[Begin]

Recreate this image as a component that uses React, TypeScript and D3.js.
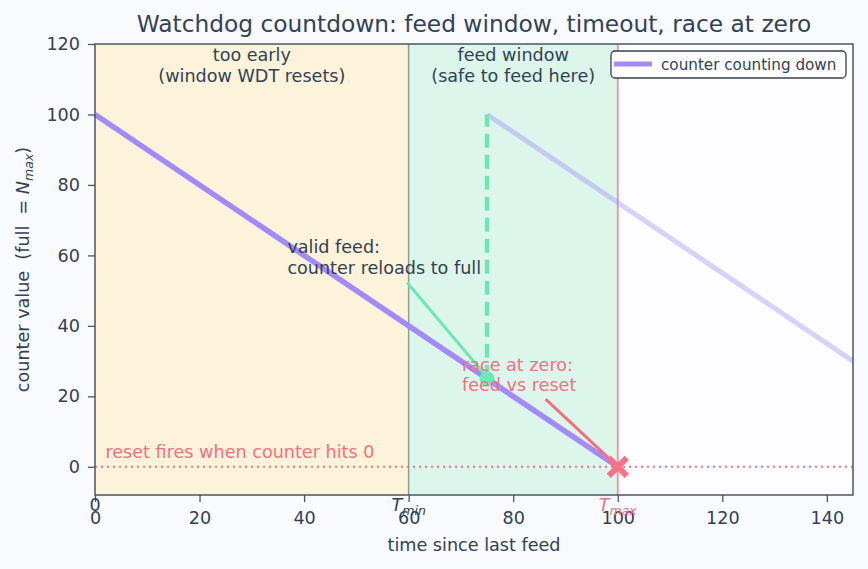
import React, { useRef, useEffect } from 'react';
import * as d3 from 'd3';

// data
const countdownX = [0, 100];
const countdownY = [100, 0];
const reloadX = [75, 145];
const reloadY = [100, 30];
const feedTime = 75;
const feedValue = 25;
const tMin = 60;
const tMax = 100;
const xTicks = [0, 20, 40, 60, 80, 100, 120, 140];
const yTicks = [0, 20, 40, 60, 80, 100, 120];
const zoneLabels = [
  { x0: 0, x1: 60, lines: ['too early', '(window WDT resets)'], fill: '#fcf3da' },
  { x0: 60, x1: 100, lines: ['feed window', '(safe to feed here)'], fill: '#dcf6ec' },
];

const W = 868;
const H = 569;
const margin = { left: 95, right: 15, top: 44, bottom: 74 };
const textColor = '#334155';
const spine = '#4b5563';
const purple = '#a28bf8';
const green = '#6ee7b7';
const red = '#f4707f';
const font = 'DejaVu Sans, sans-serif';
const fs = 17.6;

const App: React.FC = () => {
  const gx = useRef<SVGGElement | null>(null);
  const gy = useRef<SVGGElement | null>(null);

  const x = d3.scaleLinear().domain([0, 145]).range([margin.left, W - margin.right]);
  const y = d3.scaleLinear().domain([-8, 120]).range([H - margin.bottom, margin.top]);

  const toPath = d3.line<[number, number]>().x((d) => x(d[0])).y((d) => y(d[1]));
  const countdownPath = toPath(countdownX.map((v, i) => [v, countdownY[i]] as [number, number]));
  const reloadPath = toPath(reloadX.map((v, i) => [v, reloadY[i]] as [number, number]));

  useEffect(() => {
    if (gx.current) {
      const s = d3.select(gx.current);
      s.call(d3.axisBottom(x).tickValues(xTicks).tickSize(7).tickPadding(10).tickFormat(d3.format('d')));
      s.select('.domain').remove();
      s.selectAll('line').attr('stroke', spine).attr('stroke-width', 1.3);
      s.selectAll('text').attr('fill', textColor).style('font-size', `${fs}px`).style('font-family', font);
    }
    if (gy.current) {
      const s = d3.select(gy.current);
      s.call(d3.axisLeft(y).tickValues(yTicks).tickSize(7).tickPadding(8).tickFormat(d3.format('d')));
      s.select('.domain').remove();
      s.selectAll('line').attr('stroke', spine).attr('stroke-width', 1.3);
      s.selectAll('text').attr('fill', textColor).style('font-size', `${fs}px`).style('font-family', font);
    }
  }, [x, y]);

  const plotW = W - margin.left - margin.right;
  const plotH = H - margin.top - margin.bottom;
  const mx = x(tMax);
  const my = y(0);
  const bottom = margin.top + plotH;

  return (
    <svg
      width={W}
      height={H}
      style={{ position: 'absolute', left: 0, top: 0, background: '#f9fafd', fontFamily: font }}
    >
      <rect x={0} y={0} width={W} height={H} fill='#f9fafd' />
      <rect x={margin.left} y={margin.top} width={plotW} height={plotH} fill='#fdfdff' />
      {zoneLabels.map((z, i) => (
        <g key={i}>
          <rect x={x(z.x0)} y={margin.top} width={x(z.x1) - x(z.x0)} height={plotH} fill={z.fill} />
          {z.lines.map((t, j) => (
            <text
              key={j}
              x={(x(z.x0) + x(z.x1)) / 2}
              y={margin.top + 17 + j * 21}
              textAnchor='middle'
              fontSize={fs}
              fill={textColor}
            >
              {t}
            </text>
          ))}
        </g>
      ))}
      <line x1={x(tMin)} x2={x(tMin)} y1={margin.top} y2={bottom} stroke='#8fa08f' strokeWidth={1.5} />
      <line x1={x(tMax)} x2={x(tMax)} y1={margin.top} y2={bottom} stroke='#f2909c' strokeWidth={1.8} />
      <line
        x1={margin.left}
        x2={margin.left + plotW}
        y1={y(0)}
        y2={y(0)}
        stroke={red}
        strokeWidth={2}
        strokeDasharray='2 4'
      />
      <text x={x(2)} y={y(2.5)} fontSize={fs} fill={red}>
        reset fires when counter hits 0
      </text>
      <path d={reloadPath ?? ''} stroke={purple} strokeOpacity={0.4} strokeWidth={5} fill='none' />
      <path d={countdownPath ?? ''} stroke={purple} strokeWidth={5.5} fill='none' />
      <line
        x1={x(feedTime)}
        x2={x(feedTime)}
        y1={y(feedValue)}
        y2={y(100)}
        stroke={green}
        strokeWidth={4.5}
        strokeDasharray='14 7'
      />
      <circle cx={x(feedTime)} cy={y(feedValue)} r={7.5} fill={green} />
      {/* annotations */}
      <text x={x(36.8)} y={y(60.7)} fontSize={fs} fill={textColor}>
        <tspan x={x(36.8)}>valid feed:</tspan>
        <tspan x={x(36.8)} dy={21}>counter reloads to full</tspan>
      </text>
      <line x1={x(59.7)} y1={y(52.3)} x2={x(feedTime - 0.6)} y2={y(feedValue + 1.5)} stroke={green} strokeWidth={3} />
      <text x={x(70.2)} y={y(27.2)} fontSize={fs} fill={red}>
        <tspan x={x(70.2)}>race at zero:</tspan>
        <tspan x={x(70.2)} dy={20}>feed vs reset</tspan>
      </text>
      <line x1={x(86.2)} y1={y(19.2)} x2={mx - 5} y2={my - 5} stroke={red} strokeWidth={3} />
      <path
        d={`M${mx - 9},${my - 9}L${mx + 9},${my + 9}M${mx - 9},${my + 9}L${mx + 9},${my - 9}`}
        stroke='#fb7185'
        strokeWidth={6}
      />
      {/* frame */}
      <rect x={margin.left} y={margin.top} width={plotW} height={plotH} fill='none' stroke={spine} strokeWidth={1.5} />
      <g ref={gx} transform={`translate(0,${bottom})`} />
      <g ref={gy} transform={`translate(${margin.left},0)`} />
      {/* special x labels */}
      <text x={x(0)} y={bottom + 16} textAnchor='middle' fontSize={fs} fill={textColor}>
        0
      </text>
      <text x={x(tMin)} y={bottom + 16} textAnchor='middle' fontSize={fs} fill={textColor}>
        <tspan fontStyle='italic'>T</tspan>
        <tspan fontStyle='italic' fontSize={12.5} dy={4}>min</tspan>
      </text>
      <text x={x(tMax)} y={bottom + 16} textAnchor='middle' fontSize={fs} fill={red}>
        <tspan fontStyle='italic'>T</tspan>
        <tspan fontStyle='italic' fontSize={12.5} dy={4}>max</tspan>
      </text>
      {/* legend */}
      <rect x={611} y={51} width={235} height={27} rx={4} fill='#fdfdff' stroke='#374151' strokeWidth={1.3} />
      <line x1={614} x2={652} y1={64} y2={64} stroke={purple} strokeWidth={5} />
      <text x={661} y={69.5} fontSize={15.2} fill={textColor}>
        counter counting down
      </text>
      {/* titles */}
      <text x={(margin.left + W - margin.right) / 2} y={32} textAnchor='middle' fontSize={23.3} fill={textColor}>
        Watchdog countdown: feed window, timeout, race at zero
      </text>
      <text x={(margin.left + W - margin.right) / 2} y={551} textAnchor='middle' fontSize={fs} fill={textColor}>
        time since last feed
      </text>
      <text
        transform={`translate(29,${(margin.top + bottom) / 2}) rotate(-90)`}
        textAnchor='middle'
        fontSize={fs}
        fill={textColor}
        style={{ whiteSpace: 'pre' }}
      >
        {'counter value  (full  = '}
        <tspan fontStyle='italic'>N</tspan>
        <tspan fontStyle='italic' fontSize={12.5} dy={4}>max</tspan>
        <tspan dy={-4}>)</tspan>
      </text>
    </svg>
  );
};

export default App;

[End]

## Given problem
Leave out the pictures and restate, word for word, the lines from the top of the data through the line containing "const reloadPath = toPath(reloadX.map((v, i)", both included.

## The completed task
Recreate this image as a component that uses React, TypeScript and D3.js.
import React, { useRef, useEffect } from 'react';
import * as d3 from 'd3';

// data
const countdownX = [0, 100];
const countdownY = [100, 0];
const reloadX = [75, 145];
const reloadY = [100, 30];
const feedTime = 75;
const feedValue = 25;
const tMin = 60;
const tMax = 100;
const xTicks = [0, 20, 40, 60, 80, 100, 120, 140];
const yTicks = [0, 20, 40, 60, 80, 100, 120];
const zoneLabels = [
  { x0: 0, x1: 60, lines: ['too early', '(window WDT resets)'], fill: '#fcf3da' },
  { x0: 60, x1: 100, lines: ['feed window', '(safe to feed here)'], fill: '#dcf6ec' },
];

const W = 868;
const H = 569;
const margin = { left: 95, right: 15, top: 44, bottom: 74 };
const textColor = '#334155';
const spine = '#4b5563';
const purple = '#a28bf8';
const green = '#6ee7b7';
const red = '#f4707f';
const font = 'DejaVu Sans, sans-serif';
const fs = 17.6;

const App: React.FC = () => {
  const gx = useRef<SVGGElement | null>(null);
  const gy = useRef<SVGGElement | null>(null);

  const x = d3.scaleLinear().domain([0, 145]).range([margin.left, W - margin.right]);
  const y = d3.scaleLinear().domain([-8, 120]).range([H - margin.bottom, margin.top]);

  const toPath = d3.line<[number, number]>().x((d) => x(d[0])).y((d) => y(d[1]));
  const countdownPath = toPath(countdownX.map((v, i) => [v, countdownY[i]] as [number, number]));
  const reloadPath = toPath(reloadX.map((v, i) => [v, reloadY[i]] as [number, number]));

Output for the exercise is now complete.